Tales escenarios propician el clima de extrañeza, las vueltas de tuerca capaces de sumergir al lector en desenlaces inesperados e inclusive siniestros. Así, un encuentro en el subte con un exhibicionista revela a una muchacha el grosero machismo de su novio, pero la cosa -claro está- no queda allí... Igualmente imprevisible es el destino que acecha a un abogado recién recibido, y que a punto de dejar para siempre su finca de campo recibe, por vía de un peón agradecido, la profecía de su desgracia. Y qué decir del patético empleado que, soterrado en el sótano menos explorado de una gran empresa, debe archivar informes casi infinitos; hasta que comete –¿por qué?– un acto insólitamente diferente...
Lo diferente es, en manos de Ana Quiroga, la fisura por donde se cuela una revelación -¿erótica, cruel?- que puede llevar a la aceptación, sin explicaciones claras, de una dicha mediocre pero posible. Se da, también, que una mujer esconda su infidelidad en una suerte de revancha que semeja un juego de cajas chinas, y otra descubra por azar que su esposo participa de una atroz conspiración en su contra. Sin explicación, tampoco. Después, ya nada será lo que era. O parecía ser.

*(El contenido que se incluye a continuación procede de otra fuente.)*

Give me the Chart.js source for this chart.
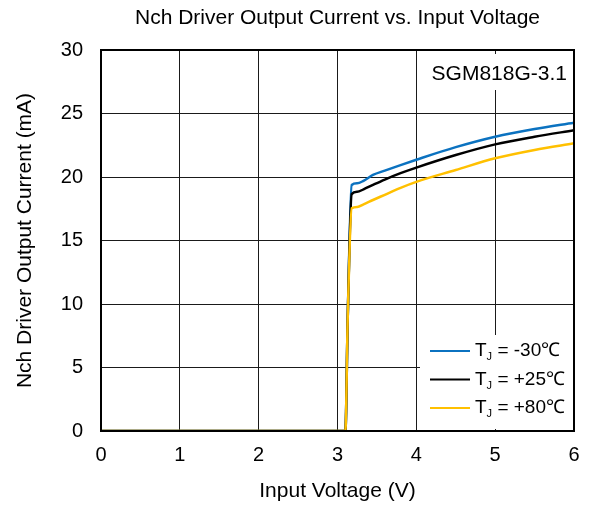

La acumulación de papeles de toda clase, abrumadores o dispersos, y las travesías por baldíos suburbanos, parecerían sugerir en esta autora otros laberintos: aquellos que hilvanan los precarios hilos de la vida personal y de los lazos de pareja, entrecruzándose con sutil angustia en andas de un estilo narrativo tan sobrio como intenso.
La soledad, y también la tragedia, palpitan asimismo en los cuentos más breves de Ana Quiroga: El corralón es una brevísima y cuasi borgiana joya del horror.